Key Insights
- •Coinbase submitted crypto regulation proposals outlining how the U.S. should handle crypto derivatives and stablecoins.
- •The crypto exchange stated that stablecoins could reduce certain risks and allow traders to settle positions at any time.
- •Coinbase Premium has recently turned positive after an extended period in negative territory.
Coinbase Calls for Clearer Regulations on DeFi & Stablecoin
In recent crypto news, Coinbase has issued a set of recommendations to the Commodity Futures Trading Commission (CFTC). This submission followed a request for feedback on the President’s Working Group report, with the exchange expressing its readiness to contribute expertise to the creation of relevant crypto regulations.
Faryar Shirzad, Coinbase Chief Policy Officer, shared excerpts from the filing on X. He indicated that the recommendations are based on approaches that have proven effective in other markets, suggesting they can foster innovation while mitigating unnecessary risks.
The submission also details proposals for how the U.S. should manage crypto derivatives, stablecoins, and the increasing number of platforms that offer multiple services concurrently. The exchange urged the regulator to permit new structures that enable customers to benefit from integrated crypto platforms.
Coinbase emphasized that any platform operating with multiple market functions must have robust rules in place to prevent conflicts of interest. The company believes a unified structure can lead to smoother and more cost-effective trading for users, provided these protections are clearly defined. Without such clarity, the industry risks outpacing the development of adequate investor safeguards.

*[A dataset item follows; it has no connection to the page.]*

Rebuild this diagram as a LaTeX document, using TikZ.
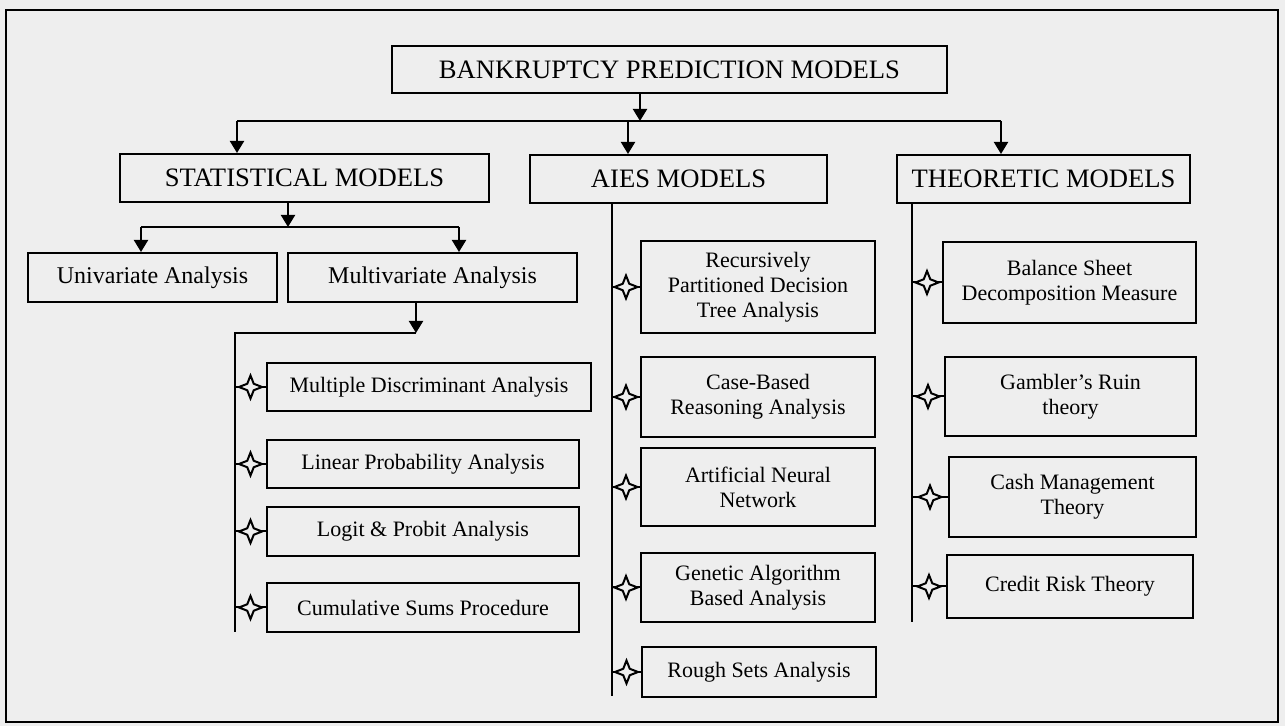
\documentclass[tikz,border=0pt]{standalone}
\usepackage{fontspec}
\setmainfont{Liberation Serif}
\usetikzlibrary{arrows.meta,shapes.geometric}
\definecolor{paper}{RGB}{238,238,238}
\tikzset{
  box/.style={draw, line width=1pt, align=center, inner sep=2pt,
    font=\fontsize{11}{12.6}\selectfont},
  midbox/.style={box, font=\fontsize{12}{14}\selectfont},
  bigbox/.style={box, font=\fontsize{13.3}{15}\selectfont},
  arr/.style={-{Triangle[width=7pt,length=6pt]}, line width=1pt},
  trunk/.style={line width=1pt},
  spark/.style={star, star points=4, star point ratio=2.5, minimum size=11.5pt,
    inner sep=0pt, draw, fill=paper, line width=1pt},
}

\begin{document}
\begin{tikzpicture}[x=0.5pt,y=-0.5pt]
    % Paper and frame
    \fill[paper] (0,0) rectangle (1285,726);
    \draw[line width=1.2pt] (6,10) rectangle (1278,722);
    % Top level
    \node[bigbox, minimum width=277.5pt, minimum height=23.5pt] (bpm) at (669.5,69.5) {BANKRUPTCY PREDICTION MODELS};
    % Three families
    \node[bigbox, minimum width=184.5pt, minimum height=24pt] (stat) at (304.5,178) {STATISTICAL MODELS};
    \node[bigbox, minimum width=148.5pt, minimum height=24pt] (aies) at (678.5,179) {AIES MODELS};
    \node[bigbox, minimum width=146.5pt, minimum height=24pt] (theo) at (1043.5,179) {THEORETIC MODELS};
    % Statistical models
    \node[midbox, minimum width=124.5pt, minimum height=24.5pt] (univ) at (152.5,277.5) {Univariate Analysis};
    \node[midbox, minimum width=144.5pt, minimum height=24.5pt] (multi) at (432.5,277.5) {Multivariate Analysis};
    \node[box, minimum width=162pt, minimum height=24pt] (mda) at (429,387) {Multiple Discriminant Analysis};
    \node[box, minimum width=156pt, minimum height=24pt] (lpa) at (423,464) {Linear Probability Analysis};
    \node[box, minimum width=156pt, minimum height=24.5pt] (logit) at (423,531.5) {Logit \& Probit Analysis};
    \node[box, minimum width=156pt, minimum height=24.5pt] (cusum) at (423,607.5) {Cumulative Sums Procedure};
    % AIES models
    \node[box, minimum width=117pt, minimum height=46pt] (rpdt) at (758,287) {Recursively\\Partitioned Decision\\Tree Analysis};
    \node[box, minimum width=117pt, minimum height=40pt] (cbr) at (758,397) {Case-Based\\Reasoning Analysis};
    \node[box, minimum width=117pt, minimum height=39pt] (ann) at (758,487) {Artificial Neural\\Network};
    \node[box, minimum width=117pt, minimum height=34.5pt] (ga) at (758,587.5) {Genetic Algorithm\\Based Analysis};
    \node[box, minimum width=117pt, minimum height=25pt] (rsa) at (759,672) {Rough Sets Analysis};
    % Theoretic models
    \node[box, minimum width=126.5pt, minimum height=40.5pt] (bsdm) at (1069.5,282.5) {Balance Sheet\\Decomposition Measure};
    \node[box, minimum width=125.5pt, minimum height=39.5pt] (gamb) at (1070.5,396.5) {Gambler's Ruin\\theory};
    \node[box, minimum width=123.5pt, minimum height=40pt] (cash) at (1072.5,497) {Cash Management\\Theory};
    \node[box, minimum width=123pt, minimum height=31.5pt] (credit) at (1070,586.5) {Credit Risk Theory};

    % Branching below the top box
    \coordinate (j0) at (640,121);
    \coordinate (js) at (237,121);
    \coordinate (ja) at (628,121);
    \coordinate (jt) at (1001,121);
    \draw[arr] (bpm.south -| j0) -- (j0);
    \draw[trunk] (js) -- (jt);
    \draw[arr] (js) -- (js |- stat.north);
    \draw[arr] (ja) -- (ja |- aies.north);
    \draw[arr] (jt) -- (jt |- theo.north);

    % Statistical branch
    \coordinate (s0) at (288,227);
    \coordinate (s1) at (141,227);
    \coordinate (s2) at (459,227);
    \draw[arr] (s0 |- stat.south) -- (s0);
    \draw[trunk] (s1) -- (s2);
    \draw[arr] (s1) -- (s1 |- univ.north);
    \draw[arr] (s2) -- (s2 |- multi.north);
    \coordinate (m0) at (416,333);
    \coordinate (m1) at (235,333);
    \coordinate (m2) at (235,632);
    \draw[arr] (m0 |- multi.south) -- (m0);
    \draw[trunk] (m0) -- (m1) -- (m2);
    \foreach \n in {mda,lpa,logit,cusum}
        \draw[trunk] (m1 |- \n.west) -- (\n.west) node[spark, midway] {};

    % AIES branch
    \coordinate (a1) at (612,696);
    \draw[trunk] (a1 |- aies.south) -- (a1);
    \foreach \n in {rpdt,cbr,ann,ga,rsa}
        \draw[trunk] (a1 |- \n.west) -- (\n.west) node[spark, midway] {};

    % Theoretic branch
    \coordinate (t1) at (912,622);
    \draw[trunk] (t1 |- theo.south) -- (t1);
    \foreach \n in {bsdm,gamb,cash,credit}
        \draw[trunk] (t1 |- \n.west) -- (\n.west) node[spark, midway] {};
\end{tikzpicture}
\end{document}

This discussion occurs shortly after the CFTC approved Polymarket's operation as a U.S. exchange. This approval signifies a potential shift in the agency's stance and indicates that regulators are giving more attention to emerging crypto trading models.

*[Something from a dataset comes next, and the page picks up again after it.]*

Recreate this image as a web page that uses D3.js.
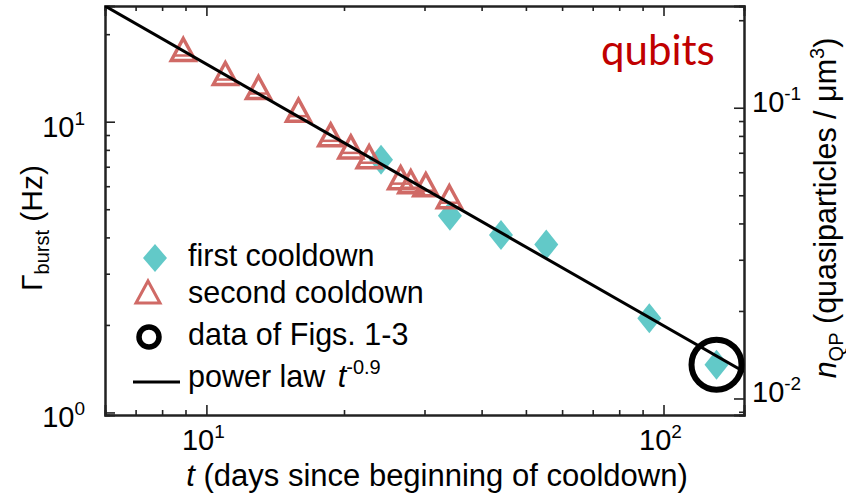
<!DOCTYPE html>
<html>
<head>
<meta charset="utf-8">
<script src="https://cdn.jsdelivr.net/npm/d3@7"></script>
<style>
  body { margin: 0; background: #fff; }
  svg text { font-family: "Liberation Sans", Arial, sans-serif; fill: #000; }
</style>
</head>
<body>
<script>
// first cooldown (diamonds)
var firstT = [24.1, 34.1, 44.1, 55.4, 93.1, 130.6];
var firstG = [7.4, 4.75, 4.08, 3.78, 2.11, 1.46];
// second cooldown (open triangles)
var secondT = [8.9, 11.0, 13.0, 15.9, 18.7, 20.7, 22.7, 26.6, 28.0, 30.2, 34.0];
var secondG = [17.3, 14.3, 12.8, 10.7, 8.8, 8.0, 7.4, 6.27, 6.07, 5.93, 5.39];
// data of Figs. 1-3 (circled point)
var figT = [130.6];
var figG = [1.46];
// power law fit
var fitA = 125.4, fitExp = -0.9;
var fitT = [6, 150];
// tick labels (exponents)
var xTickExp = [1, 2];
var yTickExp = [0, 1];
var y2TickExp = [-2, -1];
var legendLabels = ["first cooldown", "second cooldown", "data of Figs. 1-3", "power law "];

var W = 846, H = 494;
var svg = d3.select("body").append("svg").attr("width", W).attr("height", H);

var x = d3.scaleLog().domain([6, 150]).range([105, 744]);
var y = d3.scaleLog().domain([0.98, 25]).range([415, 6]);
var k = 0.008953; // Gamma -> n_QP
var y2 = d3.scaleLog().domain([0.98 * k, 25 * k]).range([415, 6]);

var teal = "#62C9C8", red = "#D06A66";

// clip
svg.append("clipPath").attr("id", "clip").append("rect")
    .attr("x", 105).attr("y", 6).attr("width", 639).attr("height", 409);

// axes (ticks inward)
function isMajor(v) { return Math.abs(Math.log10(v) - Math.round(Math.log10(v))) < 1e-6; }
var xt = x.ticks(), yt = y.ticks(), y2t = y2.ticks();

function drawAxis(axisFn, scale, ticks, tr) {
    var g1 = svg.append("g").attr("transform", tr)
        .call(axisFn(scale).tickValues(ticks.filter(isMajor)).tickSize(-10).tickFormat(""));
    var g2 = svg.append("g").attr("transform", tr)
        .call(axisFn(scale).tickValues(ticks.filter(function (v) { return !isMajor(v); })).tickSize(-5).tickFormat(""));
    [g1, g2].forEach(function (g) {
        g.selectAll("path").attr("stroke", "#222").attr("stroke-width", 2);
        g.selectAll("line").attr("stroke", "#222").attr("stroke-width", 1.6);
    });
}
drawAxis(d3.axisBottom, x, xt, "translate(0,415)");
drawAxis(d3.axisTop, x, xt, "translate(0,6)");
drawAxis(d3.axisLeft, y, yt, "translate(105,0)");
drawAxis(d3.axisRight, y2, y2t, "translate(744,0)");

// tick labels
function powLabel(sel, base, exp) {
    sel.append("tspan").text(base);
    sel.append("tspan").attr("font-size", 19).attr("dy", -12).text(exp);
}
xTickExp.forEach(function (e) {
    var t = svg.append("text").attr("x", x(Math.pow(10, e)) - 3).attr("y", 450)
        .attr("text-anchor", "middle").attr("font-size", 29);
    powLabel(t, "10", e);
});
yTickExp.forEach(function (e) {
    var t = svg.append("text").attr("x", 85).attr("y", y(Math.pow(10, e)) + 15)
        .attr("text-anchor", "end").attr("font-size", 29);
    powLabel(t, "10", e);
});
y2TickExp.forEach(function (e) {
    var t = svg.append("text").attr("x", 752).attr("y", y2(Math.pow(10, e)) + 4)
        .attr("text-anchor", "start").attr("font-size", 29);
    powLabel(t, "10", e);
});

// axis titles
var xt1 = svg.append("text").attr("x", 437).attr("y", 486).attr("text-anchor", "middle").attr("font-size", 31);
xt1.append("tspan").attr("font-style", "italic").text("t");
xt1.append("tspan").text(" (days since beginning of cooldown)");

var yt1 = svg.append("text").attr("transform", "translate(42,228) rotate(-90)")
    .attr("text-anchor", "middle").attr("font-size", 30);
yt1.append("tspan").text("\u0393");
yt1.append("tspan").attr("font-size", 20).attr("dy", 7).text("burst");
yt1.append("tspan").attr("dy", -7).text(" (Hz)");

var yt2 = svg.append("text").attr("transform", "translate(836,208) rotate(-90)")
    .attr("text-anchor", "middle").attr("font-size", 30.5);
yt2.append("tspan").attr("font-style", "italic").text("n");
yt2.append("tspan").attr("font-size", 20).attr("dy", 7).text("QP");
yt2.append("tspan").attr("dy", -7).text(" (quasiparticles / \u03bcm");
yt2.append("tspan").attr("font-size", 20).attr("dy", -12).text("3");
yt2.append("tspan").attr("dy", 12).text(")");

// markers
var plot = svg.append("g").attr("clip-path", "url(#clip)");
var diamond = "M0,-15L12,0L0,15L-12,0Z";
var triangle = "M0,-14L12,8L-12,8Z";

plot.selectAll(".dia").data(firstT).enter().append("path")
    .attr("d", diamond).attr("fill", teal)
    .attr("transform", function (d, i) { return "translate(" + x(d) + "," + y(firstG[i]) + ")"; });

var tri = plot.selectAll(".tri").data(secondT).enter().append("g")
    .attr("transform", function (d, i) { return "translate(" + x(d) + "," + y(secondG[i]) + ")"; });
tri.append("path").attr("d", triangle).attr("fill", "none").attr("stroke", red).attr("stroke-width", 3.5);
tri.append("line").attr("x1", -9).attr("x2", 9).attr("y1", 3).attr("y2", 3).attr("stroke", red).attr("stroke-width", 2.5);

var line = d3.line().x(function (d) { return x(d); }).y(function (d) { return y(fitA * Math.pow(d, fitExp)); });
plot.append("path").datum(fitT).attr("d", line).attr("fill", "none").attr("stroke", "#000").attr("stroke-width", 3);

svg.selectAll(".fig").data(figT).enter().append("circle")
    .attr("cx", function (d) { return x(d); }).attr("cy", function (d, i) { return y(figG[i]); })
    .attr("r", 25).attr("fill", "none").attr("stroke", "#000").attr("stroke-width", 6);

// "qubits" label
svg.append("text").attr("x", 601).attr("y", 65).attr("font-size", 42)
    .style("font-family", "Lato, 'Open Sans', sans-serif").style("fill", "#C00000").text("qubits");

// legend
var lg = svg.append("g");
lg.append("path").attr("d", "M0,-14L12,0L0,14L-12,0Z").attr("fill", teal).attr("transform", "translate(155,258)");
lg.append("path").attr("d", "M0,-12L12,10L-12,10Z").attr("fill", "none").attr("stroke", red).attr("stroke-width", 3)
    .attr("transform", "translate(148,293)");
lg.append("circle").attr("cx", 149).attr("cy", 337).attr("r", 10).attr("fill", "none").attr("stroke", "#000").attr("stroke-width", 5.5);
lg.append("line").attr("x1", 133).attr("x2", 180).attr("y1", 382).attr("y2", 382).attr("stroke", "#000").attr("stroke-width", 3);
var baselines = [266, 303, 345, 387];
legendLabels.forEach(function (s, i) {
    var t = lg.append("text").attr("x", 188).attr("y", baselines[i]).attr("font-size", 30.5).text(s);
    if (i === 3) {
        t.append("tspan").attr("font-style", "italic").attr("dx", 4).text("t");
        t.append("tspan").attr("font-size", 20).attr("dy", -13).text("-0.9");
    }
});
</script>
</body>
</html>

Coinbase also encouraged the CFTC to establish a practical regulatory framework for DeFi derivatives. The company highlighted that the DeFi market is experiencing rapid growth and requires regulations that are commensurate with its scale and associated risks, rather than rules designed for older market structures.
Coinbase Views Stablecoin Collateral as a Significant Boost to the U.S. Derivatives Market
The company also highlighted the potential for stablecoins to be used as collateral in the futures market. Coinbase stated that stablecoins could reduce certain risks and provide traders with the ability to settle positions at any time. They pointed to the CFTC's recent initiative to test stablecoin collateral in the U.S. derivatives market as evidence that this concept is gaining traction.
In its submission, Coinbase argued that the use of stablecoins would enhance market liquidity, as settlement would no longer be restricted by traditional banking hours. The company added that adopting this approach could help the United States maintain its competitive edge and secure a leading position in the global derivatives industry.
Coinbase noted that its licensed subsidiaries are already involved in several key market functions, including futures commission merchant services and operating a designated contract market. This experience, according to the firm, provides them with a clear understanding of how digital-asset markets operate in practice. They also argued that any contemporary regulations for crypto should align with the established standards set by the CFTC.
Coinbase Premium Turns Positive
In further crypto news, Coinbase Premium has recently turned positive, marking a notable shift in market dynamics. For the majority of the month, the index had been significantly in the red, indicating a lack of strong demand from U.S. spot buyers. A prolonged period of negative pressure was evident across the chart.
The market sentiment has now changed. As Bitcoin recovered from its recent lows, the premium also began to rebound. This recovery was gradual, with buyers slowly returning and the gap narrowing progressively. The move above zero represents the clearest indication to date that U.S. demand is resurfacing.

Traders closely monitor this indicator for a reason. A positive premium typically signifies that U.S. buyers are willing to pay a slightly higher price compared to other markets, which often occurs when confidence improves. While this does not guarantee a market rally, it does demonstrate that fresh spot interest is being generated once again.
If this premium remains above zero, it provides an additional layer of support for Bitcoin's recent bounce and suggests that the U.S. market is becoming active at a crucial time.